* [DATA SHOWN]
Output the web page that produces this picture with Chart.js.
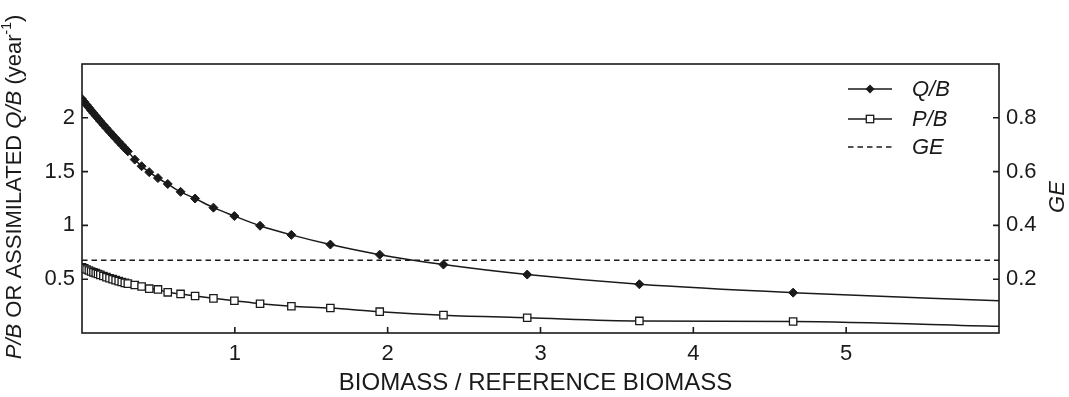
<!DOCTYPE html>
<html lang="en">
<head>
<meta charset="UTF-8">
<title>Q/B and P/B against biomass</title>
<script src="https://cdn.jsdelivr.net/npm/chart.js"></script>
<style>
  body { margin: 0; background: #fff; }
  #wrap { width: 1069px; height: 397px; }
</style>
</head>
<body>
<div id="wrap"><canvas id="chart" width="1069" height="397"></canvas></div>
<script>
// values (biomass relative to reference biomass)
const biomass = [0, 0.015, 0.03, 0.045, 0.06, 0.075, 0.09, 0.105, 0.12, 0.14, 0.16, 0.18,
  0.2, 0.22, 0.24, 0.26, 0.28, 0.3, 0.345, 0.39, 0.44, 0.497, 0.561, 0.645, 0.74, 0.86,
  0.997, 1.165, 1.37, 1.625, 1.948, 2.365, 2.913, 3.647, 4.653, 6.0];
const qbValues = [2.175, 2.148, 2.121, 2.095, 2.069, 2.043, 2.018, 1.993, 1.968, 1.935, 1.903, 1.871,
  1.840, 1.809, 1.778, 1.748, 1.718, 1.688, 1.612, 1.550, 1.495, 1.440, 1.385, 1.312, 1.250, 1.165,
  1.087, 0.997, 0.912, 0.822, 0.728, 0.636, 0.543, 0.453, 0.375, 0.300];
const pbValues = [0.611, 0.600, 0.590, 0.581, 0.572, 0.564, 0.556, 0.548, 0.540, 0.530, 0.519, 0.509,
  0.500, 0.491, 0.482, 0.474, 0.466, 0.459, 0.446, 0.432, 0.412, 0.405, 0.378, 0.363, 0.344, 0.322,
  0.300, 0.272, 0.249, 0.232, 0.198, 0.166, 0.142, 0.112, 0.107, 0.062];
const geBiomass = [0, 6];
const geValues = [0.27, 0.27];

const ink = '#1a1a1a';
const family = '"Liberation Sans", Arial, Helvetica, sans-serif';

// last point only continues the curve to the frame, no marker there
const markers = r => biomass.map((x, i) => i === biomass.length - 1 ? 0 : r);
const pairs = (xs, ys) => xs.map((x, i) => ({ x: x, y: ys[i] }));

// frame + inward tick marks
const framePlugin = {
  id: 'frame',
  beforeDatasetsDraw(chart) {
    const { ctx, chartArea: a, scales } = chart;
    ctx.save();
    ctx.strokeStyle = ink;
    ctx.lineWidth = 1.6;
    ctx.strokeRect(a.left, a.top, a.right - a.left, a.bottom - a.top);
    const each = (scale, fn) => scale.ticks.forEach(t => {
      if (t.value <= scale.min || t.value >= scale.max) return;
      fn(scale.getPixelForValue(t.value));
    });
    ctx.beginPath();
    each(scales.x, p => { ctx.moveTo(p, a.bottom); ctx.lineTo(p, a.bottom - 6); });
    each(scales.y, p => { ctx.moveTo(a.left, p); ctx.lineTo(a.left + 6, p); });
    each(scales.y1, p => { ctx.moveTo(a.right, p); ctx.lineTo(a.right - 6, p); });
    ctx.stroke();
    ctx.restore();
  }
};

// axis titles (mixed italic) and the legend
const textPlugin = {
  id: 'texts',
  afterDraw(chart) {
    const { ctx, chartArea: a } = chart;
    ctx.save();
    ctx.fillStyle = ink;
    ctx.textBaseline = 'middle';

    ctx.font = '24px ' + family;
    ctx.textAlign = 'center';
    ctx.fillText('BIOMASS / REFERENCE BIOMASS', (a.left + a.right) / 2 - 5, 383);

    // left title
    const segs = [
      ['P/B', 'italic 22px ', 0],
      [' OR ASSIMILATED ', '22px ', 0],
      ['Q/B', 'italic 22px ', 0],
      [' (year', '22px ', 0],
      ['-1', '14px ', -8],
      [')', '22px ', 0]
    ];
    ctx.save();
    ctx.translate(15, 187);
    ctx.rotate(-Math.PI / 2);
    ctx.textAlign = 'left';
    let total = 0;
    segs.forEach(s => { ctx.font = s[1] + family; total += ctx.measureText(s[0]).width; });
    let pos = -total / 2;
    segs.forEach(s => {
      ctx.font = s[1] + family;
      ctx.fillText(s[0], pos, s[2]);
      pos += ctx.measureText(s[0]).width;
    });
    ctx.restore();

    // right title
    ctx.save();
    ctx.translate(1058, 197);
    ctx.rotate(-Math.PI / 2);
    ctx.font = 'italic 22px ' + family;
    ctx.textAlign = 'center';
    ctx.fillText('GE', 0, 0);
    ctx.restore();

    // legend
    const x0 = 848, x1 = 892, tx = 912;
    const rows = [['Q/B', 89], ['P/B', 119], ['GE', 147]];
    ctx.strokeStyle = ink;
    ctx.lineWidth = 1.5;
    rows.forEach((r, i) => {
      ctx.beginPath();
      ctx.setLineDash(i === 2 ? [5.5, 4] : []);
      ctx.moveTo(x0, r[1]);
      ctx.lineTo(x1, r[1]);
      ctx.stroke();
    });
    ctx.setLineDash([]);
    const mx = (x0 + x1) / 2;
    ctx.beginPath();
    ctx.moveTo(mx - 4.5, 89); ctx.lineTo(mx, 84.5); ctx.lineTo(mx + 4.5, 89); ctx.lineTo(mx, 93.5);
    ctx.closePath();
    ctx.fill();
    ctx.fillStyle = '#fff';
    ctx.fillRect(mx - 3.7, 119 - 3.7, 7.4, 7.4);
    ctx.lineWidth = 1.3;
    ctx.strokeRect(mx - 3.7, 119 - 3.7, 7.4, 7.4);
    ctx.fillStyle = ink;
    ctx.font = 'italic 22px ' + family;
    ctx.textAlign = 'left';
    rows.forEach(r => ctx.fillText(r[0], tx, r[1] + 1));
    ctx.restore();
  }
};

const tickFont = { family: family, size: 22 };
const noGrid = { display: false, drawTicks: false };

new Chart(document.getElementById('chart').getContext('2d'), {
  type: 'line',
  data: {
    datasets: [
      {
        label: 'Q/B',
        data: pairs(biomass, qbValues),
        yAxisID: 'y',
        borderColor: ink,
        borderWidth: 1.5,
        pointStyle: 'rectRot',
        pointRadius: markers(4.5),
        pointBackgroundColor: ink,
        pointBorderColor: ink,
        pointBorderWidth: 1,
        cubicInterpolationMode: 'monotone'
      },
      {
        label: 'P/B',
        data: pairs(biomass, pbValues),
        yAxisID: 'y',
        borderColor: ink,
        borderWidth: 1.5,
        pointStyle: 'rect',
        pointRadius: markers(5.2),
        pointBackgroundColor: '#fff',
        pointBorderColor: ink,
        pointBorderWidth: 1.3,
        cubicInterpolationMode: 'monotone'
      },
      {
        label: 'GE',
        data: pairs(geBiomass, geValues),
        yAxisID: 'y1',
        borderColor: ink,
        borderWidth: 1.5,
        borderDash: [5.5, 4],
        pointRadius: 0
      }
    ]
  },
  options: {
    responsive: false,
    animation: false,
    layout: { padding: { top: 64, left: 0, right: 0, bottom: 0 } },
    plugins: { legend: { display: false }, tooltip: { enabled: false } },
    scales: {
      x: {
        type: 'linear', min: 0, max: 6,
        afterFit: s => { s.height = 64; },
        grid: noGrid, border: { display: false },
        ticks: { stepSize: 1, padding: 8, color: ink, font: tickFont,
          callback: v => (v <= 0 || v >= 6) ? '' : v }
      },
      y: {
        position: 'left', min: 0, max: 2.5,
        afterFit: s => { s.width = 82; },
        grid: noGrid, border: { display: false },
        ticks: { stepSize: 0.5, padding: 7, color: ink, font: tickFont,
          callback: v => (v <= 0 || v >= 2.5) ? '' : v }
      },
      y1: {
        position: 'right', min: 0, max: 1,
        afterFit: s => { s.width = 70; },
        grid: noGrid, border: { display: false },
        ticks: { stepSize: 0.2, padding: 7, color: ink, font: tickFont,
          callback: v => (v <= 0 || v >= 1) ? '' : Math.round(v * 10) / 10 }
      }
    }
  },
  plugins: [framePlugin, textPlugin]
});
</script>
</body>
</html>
* * *
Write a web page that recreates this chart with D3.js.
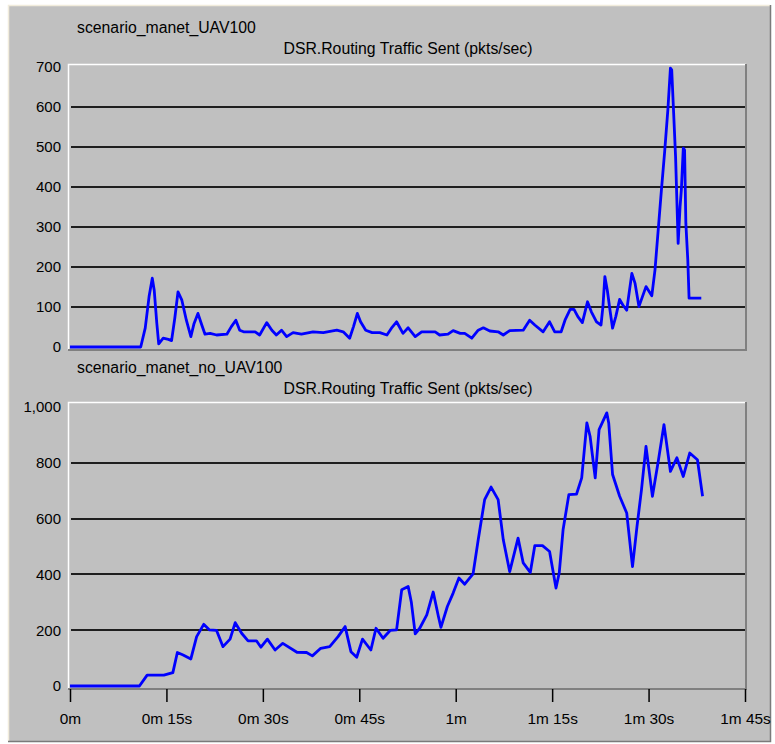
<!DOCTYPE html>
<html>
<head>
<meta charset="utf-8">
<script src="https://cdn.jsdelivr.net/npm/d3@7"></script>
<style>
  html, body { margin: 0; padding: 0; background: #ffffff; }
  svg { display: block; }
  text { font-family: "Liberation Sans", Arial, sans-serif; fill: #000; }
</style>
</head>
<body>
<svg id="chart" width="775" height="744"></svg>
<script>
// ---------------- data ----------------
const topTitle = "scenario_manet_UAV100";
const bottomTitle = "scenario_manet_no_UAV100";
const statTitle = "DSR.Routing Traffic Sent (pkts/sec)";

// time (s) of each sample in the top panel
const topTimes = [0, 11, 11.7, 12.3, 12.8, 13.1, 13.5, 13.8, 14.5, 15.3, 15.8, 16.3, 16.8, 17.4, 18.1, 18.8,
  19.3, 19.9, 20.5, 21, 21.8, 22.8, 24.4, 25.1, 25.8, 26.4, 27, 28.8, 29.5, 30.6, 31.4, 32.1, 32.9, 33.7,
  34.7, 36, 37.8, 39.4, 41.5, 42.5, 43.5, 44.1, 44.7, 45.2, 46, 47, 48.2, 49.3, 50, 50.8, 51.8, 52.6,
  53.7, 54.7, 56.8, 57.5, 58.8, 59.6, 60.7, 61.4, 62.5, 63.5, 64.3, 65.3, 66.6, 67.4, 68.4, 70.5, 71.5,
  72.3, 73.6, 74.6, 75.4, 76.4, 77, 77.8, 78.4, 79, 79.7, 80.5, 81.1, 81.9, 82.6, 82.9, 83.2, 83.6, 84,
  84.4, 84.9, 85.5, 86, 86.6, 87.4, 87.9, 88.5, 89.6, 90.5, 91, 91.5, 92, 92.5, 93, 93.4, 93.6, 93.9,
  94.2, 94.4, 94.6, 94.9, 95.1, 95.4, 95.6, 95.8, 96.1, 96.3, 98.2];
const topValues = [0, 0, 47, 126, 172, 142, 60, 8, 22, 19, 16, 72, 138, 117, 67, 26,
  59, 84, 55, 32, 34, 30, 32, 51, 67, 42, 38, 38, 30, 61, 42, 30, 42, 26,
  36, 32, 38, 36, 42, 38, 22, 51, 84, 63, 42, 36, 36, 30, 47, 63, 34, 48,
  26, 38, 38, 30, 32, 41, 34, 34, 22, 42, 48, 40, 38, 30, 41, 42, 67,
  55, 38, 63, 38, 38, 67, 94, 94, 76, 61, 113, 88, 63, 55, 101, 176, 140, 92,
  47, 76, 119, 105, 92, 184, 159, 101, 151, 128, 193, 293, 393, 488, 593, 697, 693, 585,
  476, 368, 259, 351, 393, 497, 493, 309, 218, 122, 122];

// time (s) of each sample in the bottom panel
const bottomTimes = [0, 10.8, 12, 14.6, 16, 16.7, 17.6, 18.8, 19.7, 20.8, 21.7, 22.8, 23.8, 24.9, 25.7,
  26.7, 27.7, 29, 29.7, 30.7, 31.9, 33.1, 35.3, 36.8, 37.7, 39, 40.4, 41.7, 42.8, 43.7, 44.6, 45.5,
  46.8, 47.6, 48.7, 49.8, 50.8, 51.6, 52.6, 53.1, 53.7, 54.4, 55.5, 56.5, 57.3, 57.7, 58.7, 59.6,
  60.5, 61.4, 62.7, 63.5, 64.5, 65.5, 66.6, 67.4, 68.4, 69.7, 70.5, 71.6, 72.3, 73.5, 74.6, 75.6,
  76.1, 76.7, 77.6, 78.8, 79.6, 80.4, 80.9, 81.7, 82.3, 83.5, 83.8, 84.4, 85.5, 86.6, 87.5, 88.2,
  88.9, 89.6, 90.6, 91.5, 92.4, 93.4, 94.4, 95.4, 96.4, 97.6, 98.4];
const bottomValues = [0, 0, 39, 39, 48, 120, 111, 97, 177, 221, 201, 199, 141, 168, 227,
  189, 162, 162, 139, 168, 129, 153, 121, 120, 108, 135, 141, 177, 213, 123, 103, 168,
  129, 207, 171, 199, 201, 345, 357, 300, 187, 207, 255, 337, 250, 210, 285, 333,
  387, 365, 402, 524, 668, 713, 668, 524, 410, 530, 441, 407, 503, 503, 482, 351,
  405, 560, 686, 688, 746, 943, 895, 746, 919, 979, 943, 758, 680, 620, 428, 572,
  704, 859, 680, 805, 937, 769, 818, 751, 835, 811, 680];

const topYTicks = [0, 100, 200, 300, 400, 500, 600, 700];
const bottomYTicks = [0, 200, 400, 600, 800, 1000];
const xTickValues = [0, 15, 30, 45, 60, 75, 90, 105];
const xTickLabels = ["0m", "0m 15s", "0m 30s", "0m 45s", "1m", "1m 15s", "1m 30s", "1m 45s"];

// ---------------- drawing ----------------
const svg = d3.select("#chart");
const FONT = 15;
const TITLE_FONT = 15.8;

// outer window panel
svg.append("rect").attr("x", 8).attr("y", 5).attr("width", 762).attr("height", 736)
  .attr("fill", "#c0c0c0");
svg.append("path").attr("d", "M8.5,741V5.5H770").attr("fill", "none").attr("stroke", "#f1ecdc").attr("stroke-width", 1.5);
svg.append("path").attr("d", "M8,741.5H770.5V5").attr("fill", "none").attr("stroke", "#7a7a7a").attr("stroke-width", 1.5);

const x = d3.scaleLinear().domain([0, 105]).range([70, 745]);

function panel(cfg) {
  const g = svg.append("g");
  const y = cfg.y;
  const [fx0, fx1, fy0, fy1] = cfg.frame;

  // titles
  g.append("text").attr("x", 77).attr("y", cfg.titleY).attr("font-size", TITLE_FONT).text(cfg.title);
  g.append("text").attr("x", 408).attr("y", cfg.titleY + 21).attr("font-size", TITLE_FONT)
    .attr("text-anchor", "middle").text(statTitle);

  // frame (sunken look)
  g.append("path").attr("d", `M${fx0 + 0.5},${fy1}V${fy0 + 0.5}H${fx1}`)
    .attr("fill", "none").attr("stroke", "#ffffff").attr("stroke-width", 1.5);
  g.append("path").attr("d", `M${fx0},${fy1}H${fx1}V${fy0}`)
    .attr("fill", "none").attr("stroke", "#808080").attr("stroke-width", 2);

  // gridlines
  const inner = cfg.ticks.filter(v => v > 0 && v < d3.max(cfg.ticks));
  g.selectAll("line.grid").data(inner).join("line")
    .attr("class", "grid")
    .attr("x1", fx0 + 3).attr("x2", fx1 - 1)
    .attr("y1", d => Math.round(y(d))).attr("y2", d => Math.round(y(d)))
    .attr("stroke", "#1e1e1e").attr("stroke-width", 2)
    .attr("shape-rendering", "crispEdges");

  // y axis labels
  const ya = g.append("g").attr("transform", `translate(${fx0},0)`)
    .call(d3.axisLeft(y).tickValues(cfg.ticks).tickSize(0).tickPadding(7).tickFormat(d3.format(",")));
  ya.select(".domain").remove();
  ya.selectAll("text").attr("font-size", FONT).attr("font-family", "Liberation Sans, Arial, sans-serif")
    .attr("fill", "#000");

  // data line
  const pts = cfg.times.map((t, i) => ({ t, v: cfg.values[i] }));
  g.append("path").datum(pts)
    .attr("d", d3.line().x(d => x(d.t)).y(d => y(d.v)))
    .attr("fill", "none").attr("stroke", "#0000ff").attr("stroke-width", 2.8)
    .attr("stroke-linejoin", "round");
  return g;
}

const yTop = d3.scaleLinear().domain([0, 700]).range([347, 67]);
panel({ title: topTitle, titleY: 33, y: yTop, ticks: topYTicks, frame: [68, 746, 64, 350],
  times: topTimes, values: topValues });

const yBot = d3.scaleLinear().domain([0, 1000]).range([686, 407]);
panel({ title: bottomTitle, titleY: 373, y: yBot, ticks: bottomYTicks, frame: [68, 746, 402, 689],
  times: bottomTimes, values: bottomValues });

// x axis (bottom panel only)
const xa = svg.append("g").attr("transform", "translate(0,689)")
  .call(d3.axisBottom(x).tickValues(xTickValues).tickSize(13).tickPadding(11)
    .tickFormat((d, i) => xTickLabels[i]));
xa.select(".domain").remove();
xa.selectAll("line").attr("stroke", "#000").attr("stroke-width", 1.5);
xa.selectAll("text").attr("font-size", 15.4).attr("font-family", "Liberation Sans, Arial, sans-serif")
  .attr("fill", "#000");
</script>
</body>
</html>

* [WORK TO COMPLETE] Between the line with "Write a web" and the line with "476, 368, 259, 351, 393, 497, 493, 309, 218, 122, 122];", ends included, lies the span to copy exactly; copy nothing else and leave out the pictures.

* [TASK RESPONSE]
Write a web page that recreates this chart with D3.js.
<!DOCTYPE html>
<html>
<head>
<meta charset="utf-8">
<script src="https://cdn.jsdelivr.net/npm/d3@7"></script>
<style>
  html, body { margin: 0; padding: 0; background: #ffffff; }
  svg { display: block; }
  text { font-family: "Liberation Sans", Arial, sans-serif; fill: #000; }
</style>
</head>
<body>
<svg id="chart" width="775" height="744"></svg>
<script>
// ---------------- data ----------------
const topTitle = "scenario_manet_UAV100";
const bottomTitle = "scenario_manet_no_UAV100";
const statTitle = "DSR.Routing Traffic Sent (pkts/sec)";

// time (s) of each sample in the top panel
const topTimes = [0, 11, 11.7, 12.3, 12.8, 13.1, 13.5, 13.8, 14.5, 15.3, 15.8, 16.3, 16.8, 17.4, 18.1, 18.8,
  19.3, 19.9, 20.5, 21, 21.8, 22.8, 24.4, 25.1, 25.8, 26.4, 27, 28.8, 29.5, 30.6, 31.4, 32.1, 32.9, 33.7,
  34.7, 36, 37.8, 39.4, 41.5, 42.5, 43.5, 44.1, 44.7, 45.2, 46, 47, 48.2, 49.3, 50, 50.8, 51.8, 52.6,
  53.7, 54.7, 56.8, 57.5, 58.8, 59.6, 60.7, 61.4, 62.5, 63.5, 64.3, 65.3, 66.6, 67.4, 68.4, 70.5, 71.5,
  72.3, 73.6, 74.6, 75.4, 76.4, 77, 77.8, 78.4, 79, 79.7, 80.5, 81.1, 81.9, 82.6, 82.9, 83.2, 83.6, 84,
  84.4, 84.9, 85.5, 86, 86.6, 87.4, 87.9, 88.5, 89.6, 90.5, 91, 91.5, 92, 92.5, 93, 93.4, 93.6, 93.9,
  94.2, 94.4, 94.6, 94.9, 95.1, 95.4, 95.6, 95.8, 96.1, 96.3, 98.2];
const topValues = [0, 0, 47, 126, 172, 142, 60, 8, 22, 19, 16, 72, 138, 117, 67, 26,
  59, 84, 55, 32, 34, 30, 32, 51, 67, 42, 38, 38, 30, 61, 42, 30, 42, 26,
  36, 32, 38, 36, 42, 38, 22, 51, 84, 63, 42, 36, 36, 30, 47, 63, 34, 48,
  26, 38, 38, 30, 32, 41, 34, 34, 22, 42, 48, 40, 38, 30, 41, 42, 67,
  55, 38, 63, 38, 38, 67, 94, 94, 76, 61, 113, 88, 63, 55, 101, 176, 140, 92,
  47, 76, 119, 105, 92, 184, 159, 101, 151, 128, 193, 293, 393, 488, 593, 697, 693, 585,
  476, 368, 259, 351, 393, 497, 493, 309, 218, 122, 122];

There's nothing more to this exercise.